The Pollfish team needs time to review your survey before pushing it live. If your survey is deemed inappropriate, it’ll be flagged as such in our survey process of approvals. We’ll ask you to edit it by either rephrasing your questions or removing them altogether.
Remember to be respectful in your surveys as you would be in real life. There is no need to shock or offend, or ask leading questions to push a narrative. Doing so will only tarnish the validity of your survey.
Extracting the Best Respondent Data
Obtaining quality data relies on several things, such as the questions themselves, the setup of the survey, how it’s introduced and the digital platforms it is deployed in. Additionally, it relies on the aid of a quality check function.
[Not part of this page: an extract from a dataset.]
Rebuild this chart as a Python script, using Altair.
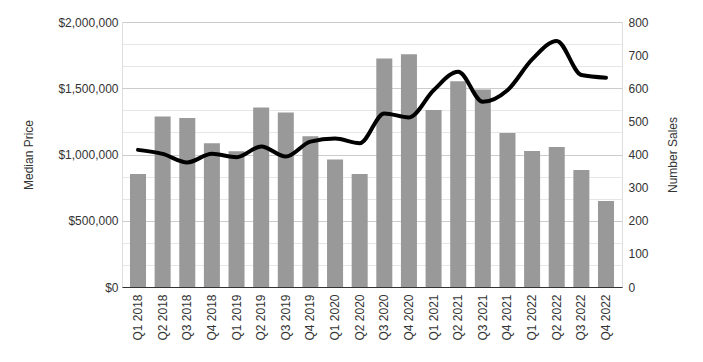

Thus, it’s important to invest in an online survey platform that facilitates the entire survey process — from creation, to deployment, to survey quality checks and post-completion quality checks. The Pollfish platform performs such checks with an AI-powered system. It voids incomplete surveys, those with gibberish answers, users of VPNs and more.
Ensuring the use of a competent online survey tool will maximize the success of your survey, allowing you to avoid the survey bias present in surveys with sensitive questions.